それでも5回を終わって2点差、まだまだ向上にも十分チャンスが残されている雰囲気でしたが、6回ついに相模の打線が目覚めます。連打と盗塁で1死2・3塁とすると、長倉がセンター前に弾き返す2点タイムリー。小酒井もライト前で続き、宮地は10球粘った末に遊ゴロも併殺は回避、盗塁して2死2・3塁のチャンスに、吉田が自援護となるセンター前2点タイムリー。あまりにも重い4点が入ってしまいました。7回は2死走者無しから平山がレフト前で出塁すると、南谷がライトに2ラン。8回は先頭の小酒井にセンター前を許すと、自身のバント処理のミスもあり1死1・2塁となった時点でついに降板。決勝進出の原動力となったエースも力を出しきり、大きな拍手の中ベンチに下がりました。
3番手は左腕の宮崎が登板も、楠にライト線への2点タイムリーを浴び点差は10点に。さらに杉崎には右中間の最深部に飛び込む2ラン、さらに豊田レフト前と相模打線の猛攻をまともに受け、1アウトも奪えず降板…。代わった4番手日名子が後続を断ち、9回も続投。暴投で1点を失ったものの無安打に抑え、相模の毎回安打と20安打を阻止する意地を見せます。
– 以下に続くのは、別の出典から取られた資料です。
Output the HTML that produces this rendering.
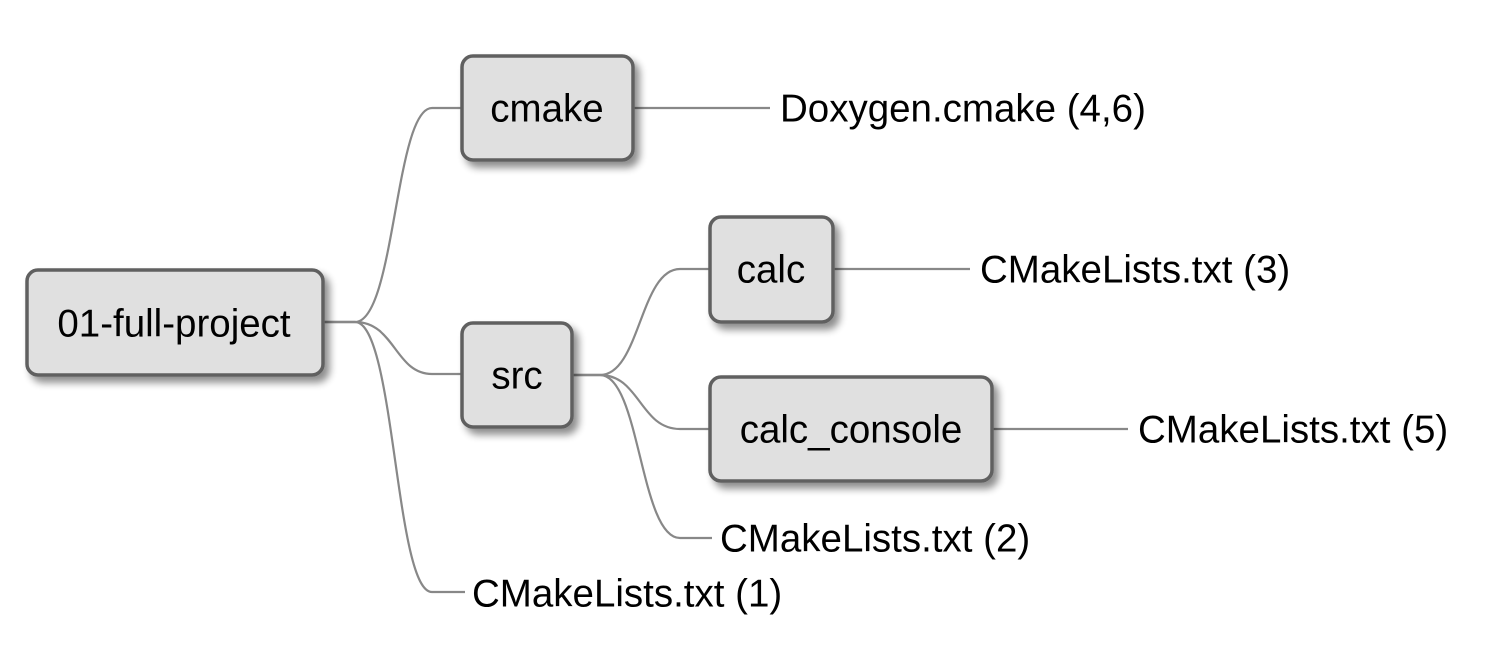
<!DOCTYPE html>
<html><head><style>
html,body{margin:0;padding:0;background:#fff;width:1486px;height:650px;overflow:hidden}
svg text{font-family:"Liberation Sans",sans-serif;font-size:38.5px;fill:#000;dominant-baseline:central}
</style></head><body>
<svg width="1486" height="650" viewBox="0 0 1486 650">
<defs><filter id="sh" x="-20%" y="-20%" width="150%" height="150%"><feGaussianBlur in="SourceAlpha" stdDeviation="4"/><feOffset dx="5" dy="6"/><feComponentTransfer><feFuncA type="linear" slope="0.45"/></feComponentTransfer><feMerge><feMergeNode/><feMergeNode in="SourceGraphic"/></feMerge></filter></defs>
<g fill="none" stroke="#888" stroke-width="2.2">
<path d="M323 322 H355 C395 322 395 108 432 108 H462"/>
<path d="M323 322 H355 C395 322 395 374 432 374 H462"/>
<path d="M323 322 H355 C395 322 395 592 432 592 H465"/>
<path d="M572 375 H600 C640 375 640 269 680 269 H710"/>
<path d="M572 375 H600 C640 375 640 429 680 429 H710"/>
<path d="M572 375 H600 C640 375 640 538 680 538 H712"/>
<path d="M633 108 H770"/>
<path d="M833 269 H970"/>
<path d="M992 429 H1128"/>
</g>
<g fill="#e0e0e0" stroke="#606060" stroke-width="3.5" filter="url(#sh)">
<rect x="27" y="270" width="296" height="105" rx="11"/>
<rect x="462" y="56" width="171" height="104" rx="11"/>
<rect x="462" y="323" width="110" height="104" rx="11"/>
<rect x="710" y="217" width="123" height="105" rx="11"/>
<rect x="710" y="377" width="282" height="104" rx="11"/>
</g>
<text x="174" y="324" text-anchor="middle">01-full-project</text>
<text x="547" y="109" text-anchor="middle">cmake</text>
<text x="517" y="376" text-anchor="middle">src</text>
<text x="771" y="270" text-anchor="middle">calc</text>
<text x="851" y="430" text-anchor="middle">calc_console</text>
<text x="780" y="109">Doxygen.cmake (4,6)</text>
<text x="980" y="270">CMakeLists.txt (3)</text>
<text x="1138" y="430">CMakeLists.txt (5)</text>
<text x="720" y="539">CMakeLists.txt (2)</text>
<text x="472" y="594">CMakeLists.txt (1)</text>
</svg>
</body></html>
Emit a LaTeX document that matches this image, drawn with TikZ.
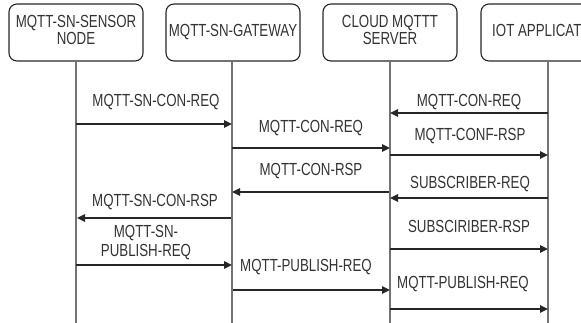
\documentclass[tikz,border=0pt]{standalone}
\usepackage{fontspec}
\setmainfont{Liberation Sans}
\usetikzlibrary{arrows.meta}
\newcommand\lbl[1]{\scalebox{0.76}[1]{\begin{tabular}{@{}c@{}}#1\end{tabular}}}
\begin{document}
\begin{tikzpicture}[x=1pt,y=-1pt,
  every node/.style={font=\fontsize{17.5}{16.7}\selectfont, text=black!80},
  actor/.style={draw=black!85, line width=1.1pt, rounded corners=8pt, minimum width=134pt, minimum height=57pt, inner sep=0pt},
  life/.style={draw=black!55, line width=1.3pt},
  msg/.style={draw=black!85, line width=1.3pt, -{Triangle[length=8pt,width=7.5pt]}},
  txt/.style={inner sep=0pt}]
\useasboundingbox (0,0) rectangle (581,322);
\clip (0,0) rectangle (581,322);
% actors
\node[actor] (sn) at (76,32.5) {\lbl{MQTT-SN-SENSOR\\NODE}};
\node[actor] (gw) at (233,32.5) {\lbl{MQTT-SN-GATEWAY}};
\node[actor] (cs) at (390,32.5) {\lbl{CLOUD MQTTT\\SERVER}};
\node[actor] (iot) at (548,32.5) {};
\node[txt, anchor=west] (iott) at (492,33) {\lbl{IOT APPLICAT}};
% lifeline ends
\coordinate (snE) at (76,330);
\coordinate (gwE) at (232,330);
\coordinate (csE) at (390,330);
\coordinate (iotE) at (548,330);
\draw[life] (sn.south -| snE) -- (snE);
\draw[life] (gw.south -| gwE) -- (gwE);
\draw[life] (cs.south -| csE) -- (csE);
\draw[life] (iot.south -| iotE) -- (iotE);
% message points
\foreach \n/\x/\y in {a1/76/124, a2/232/124,
  b1/548/113, b2/390/113,
  c1/232/148, c2/390/148,
  d1/390/155, d2/548/155,
  e1/389/192, e2/232/192,
  f1/548/198, f2/390/198,
  g1/231/218, g2/77/218,
  h1/390/249, h2/548/249,
  i1/76/265, i2/232/265,
  j1/233/290, j2/390/290,
  k1/390/309, k2/548/309}
  \coordinate (\n) at (\x,\y);
\draw[msg] (a1) -- (a2);
\draw[msg] (b1) -- (b2);
\draw[msg] (c1) -- (c2);
\draw[msg] (d1) -- (d2);
\draw[msg] (e1) -- (e2);
\draw[msg] (f1) -- (f2);
\draw[msg] (g1) -- (g2);
\draw[msg] (h1) -- (h2);
\draw[msg] (i1) -- (i2);
\draw[msg] (j1) -- (j2);
\draw[msg] (k1) -- (k2);
% labels
\node[txt] (la) at (156,103) {\lbl{MQTT-SN-CON-REQ}};
\node[txt] (lb) at (469,103) {\lbl{MQTT-CON-REQ}};
\node[txt] (lc) at (311,129) {\lbl{MQTT-CON-REQ}};
\node[txt] (ld) at (470,137) {\lbl{MQTT-CONF-RSP}};
\node[txt] (le) at (311,172) {\lbl{MQTT-CON-RSP}};
\node[txt] (lf) at (470,185) {\lbl{SUBSCRIBER-REQ}};
\node[txt] (lg) at (155,203) {\lbl{MQTT-SN-CON-RSP}};
\node[txt] (lh) at (469,229) {\lbl{SUBSCIRIBER-RSP}};
\node[txt, font=\fontsize{17.5}{19}\selectfont] (li) at (146,243) {\lbl{MQTT-SN-\\PUBLISH-REQ}};
\node[txt] (lj) at (306,268) {\lbl{MQTT-PUBLISH-REQ}};
\node[txt] (lk) at (463,285) {\lbl{MQTT-PUBLISH-REQ}};
\end{tikzpicture}
\end{document}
一方吉田の前に三振を量産し続けていた向上打線は8回先頭の鈴木翔がライトオーバーの2ベースで出塁。何とかホームに還したいところでしたが、後続が三邪飛→左飛→四球→三振で3塁にも進ませられず。8回まで2安打無得点、18個もの三振を奪われ手も足も出ません。
最終回も続投の吉田に対し、先頭の鈴木陵がチーム3本目となるセンター前で出塁。菅野は三振に倒れるも、続く安達の打席で果敢に二盗を決め、さらに安達が三振に倒れた球で三盗!もし失敗していればいつぞやの仁志呼ばわりされ、今後プレイバックで晒され続けることになっていただろうプレーも見事決め、2死3塁と得点のチャンス。
しかしここで大会タイとなる20個目の三振を奪った吉田が、あと1人の場面で降板。記録より形をということなのか、エースナンバーを背負った青島に最後を託します。その青島が代打福山を三振に打ち取りゲームセット!打っては19安打13得点、投げては21奪三振完封リレーという圧勝で、東海大相模が4年ぶりの優勝を果たしました。

決勝が2桁得点&完封となったのは2004横浜-神奈川工以来10年ぶり、13点差がついたのは1999桐蔭-桜丘以来15年ぶり。最終的には一方的な展開となってしまいましたが、決して向上が自滅したわけではなく、現に向上の与えた四死球はなんとゼロ。向上は自分たちの力を出しきり、相模がそれにしっかりと応えたことで、このような結果になったのだと思います。大会序盤から薄氷を踏むような勝利の連続でしたが、それでも決勝まで残ったのはさすが春関準優勝校。見事な戦いぶりでした。
一方の相模、投手は吉田小笠原、打線も杉崎豊田長倉らが2年生という状況に、神奈川では10年以上出ていない夏の連覇にも今から期待がかかります(注: これと同じ文言を 昨年一昨年 と書いています)。しかしその前にまず甲子園。140キロカルテットに大会最多タイ記録のホームラン11本を放った打線という、これ以上なく充実した戦力を擁しており、総監督にも報いるべく4年前を超える結果を期待したいですね!